The perceived help extended by India in the arrest of Captain Abdul Majed can be seen as another feather in the cap of the growing security cooperation between India and Bangladesh, initiated under the stewardship of Prime Minister Sheikh Hasina.14 Over the last decade, Dhaka has handed over to New Delhi a number of wanted insurgent leaders, especially from India’s north-eastern states, who had been hiding in Bangladesh. This has helped establish a modicum of peace in the region.
Arguably, the arrest and execution of Captain Majed – the self-confessed assassinator of Bangabandhu – is a new milestone in the history of bilateral ties. Today, India-Bangladesh ties have been completely transformed, notwithstanding the occasional irritants including the issue of illegal migration from Bangladesh.

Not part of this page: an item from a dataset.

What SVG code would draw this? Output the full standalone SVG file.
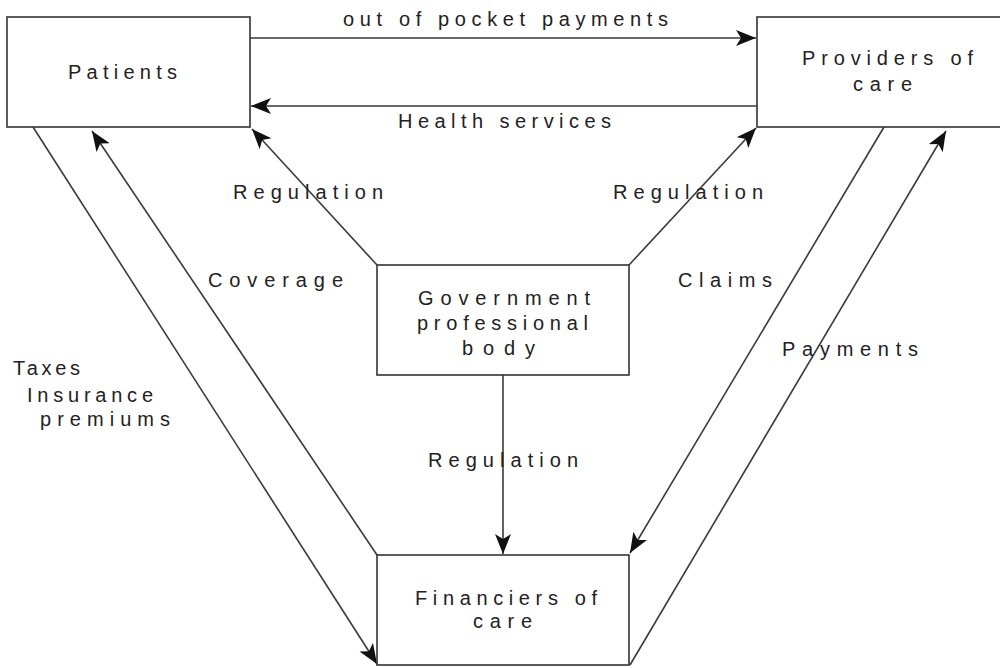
<svg xmlns="http://www.w3.org/2000/svg" width="1000" height="668" viewBox="0 0 1000 668">
<style>
.box{fill:#fff;stroke:#333;stroke-width:1.6}
.t{font-family:"Liberation Sans",Arial,sans-serif;font-size:20px;fill:#222}
.c{fill:none;stroke:#3a3a3a;stroke-width:1.6;marker-end:url(#ah)}
</style>
<defs>
<marker id="ah" markerUnits="userSpaceOnUse" markerWidth="24" markerHeight="20" refX="20" refY="8" orient="auto">
<path d="M0,0 L20,8 L0,16 L5,8 Z" fill="#111"/>
</marker>
</defs>
<rect width="1000" height="668" fill="#fff"/>
<g id="connectors">
<line class="c" x1="250" y1="38" x2="756" y2="38"/>
<line class="c" x1="757" y1="106" x2="251" y2="106"/>
<line class="c" x1="377" y1="265" x2="252" y2="129"/>
<line class="c" x1="629" y1="265" x2="756" y2="128"/>
<line class="c" x1="33" y1="127" x2="377" y2="664"/>
<line class="c" x1="377" y1="555" x2="92" y2="131"/>
<line class="c" x1="884" y1="127" x2="630" y2="553"/>
<line class="c" x1="630" y1="665" x2="946" y2="131"/>
<line class="c" x1="503" y1="375" x2="503" y2="554"/>
</g>
<g id="labels">
<text class="t" x="343" y="26" textLength="325" lengthAdjust="spacing">out of pocket payments</text>
<text class="t" x="398" y="128" textLength="213" lengthAdjust="spacing">Health services</text>
<text class="t" x="233" y="199" textLength="150" lengthAdjust="spacing">Regulation</text>
<text class="t" x="613" y="199" textLength="150" lengthAdjust="spacing">Regulation</text>
<text class="t" x="208" y="287" textLength="135" lengthAdjust="spacing">Coverage</text>
<text class="t" x="678" y="287" textLength="94" lengthAdjust="spacing">Claims</text>
<text class="t" x="782" y="356" textLength="136" lengthAdjust="spacing">Payments</text>
<text class="t" x="13" y="375" textLength="67" lengthAdjust="spacing">Taxes</text>
<text class="t" x="27" y="402" textLength="126" lengthAdjust="spacing">Insurance</text>
<text class="t" x="40" y="426" textLength="130" lengthAdjust="spacing">premiums</text>
<text class="t" x="428" y="467" textLength="150" lengthAdjust="spacing">Regulation</text>
</g>
<g id="patients">
<rect class="box" x="7" y="17" width="243" height="110"/>
<text class="t" x="68" y="79" textLength="109" lengthAdjust="spacing">Patients</text>
</g>
<g id="providers">
<rect class="box" x="757" y="17" width="260" height="110"/>
<text class="t" x="802" y="65" textLength="171" lengthAdjust="spacing">Providers of</text>
<text class="t" x="853" y="91" textLength="59" lengthAdjust="spacing">care</text>
</g>
<g id="government">
<rect class="box" x="377" y="265" width="252" height="110"/>
<text class="t" x="418" y="305" textLength="172" lengthAdjust="spacing">Government</text>
<text class="t" x="417" y="330" textLength="171" lengthAdjust="spacing">professional</text>
<text class="t" x="462" y="355" textLength="73" lengthAdjust="spacing">body</text>
</g>
<g id="financiers">
<rect class="box" x="377" y="555" width="252" height="110"/>
<text class="t" x="415" y="605" textLength="182" lengthAdjust="spacing">Financiers of</text>
<text class="t" x="473" y="628" textLength="59" lengthAdjust="spacing">care</text>
</g>
</svg>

The maturity of their ties has been reflected in India recently sending its newly appointed foreign secretary, Harsh Vardhan Shringla, to Bangladesh to clear the air over the National Register of Citizenship (NRC).15 Therefore, given these developments, it is likely that the arrest and execution of one of the killers of Bangabandhu will further strengthen India-Bangladesh ties.
Meanwhile, for Bangladesh, the execution is likely to lift the morale of the pro-liberation forces while weakening that of the anti-liberation groups who were already in disarray. This portends new political dynamics in the future.
Views expressed are of the author and do not necessarily reflect the views of the Manohar Parrikar IDSA or of the Government of India.